Further, some 3.5 percent of this GDP growth is eaten up by one of the world's highest population growths. The increased wealth to be shared by Niger's grown 11 million population this year and next year therefore is only one single percent, if the forecasts are to be believed.

The IMF nevertheless held the Niamey government was doing a good job to secure economic growth and to reduce poverty. Business is booming in Niamey. The investment ratio averaged 22 percent, and was characterised by robust performance in both private and public investment. But rising oil and cereal prices in the second half of 2007 had brought a growing inflation rate.

Government had also managed to increase its fiscal revenue to 15.5 percent of GDP in 2007 from 10.8 percent in 2005. This economic consolidation had secured funds to assure government reform anti-poverty programmes. Growing state revenues and a lessened debt burden had allowed for an increase in public spending to 22.3 percent in 2007 from 20.4 percent in 2005.

While the IMF hailed the government's general efforts to comply with a three-year Poverty Reduction and Growth Facility (PRGF) that started up in 2005, it criticised authorities continued failure to stop subsidising petroleum products.

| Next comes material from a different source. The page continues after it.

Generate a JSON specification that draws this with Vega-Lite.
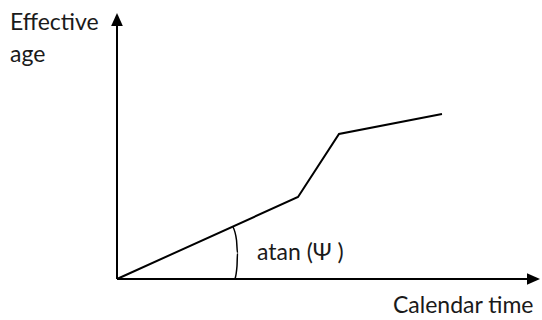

Nevertheless, the Fund approved a successor three-year PRGF arrangement "to support Niger's efforts to move towards meeting the MDGs while preserving economic stability." An initial disbursement of US$5.4 million was to become available on 2 June.

"The new three-year program supported by a new arrangement under the PRGF aims at promoting growth within a stable macroeconomic framework," commented the Fund's Acting Chair Murilo Portugal. "It appropriately focuses on improving the alignment of the budget with the priorities of the new PRSP, enhancing budgetary execution, boosting tax revenue, and further strengthening budgetary transparency and controls," he added.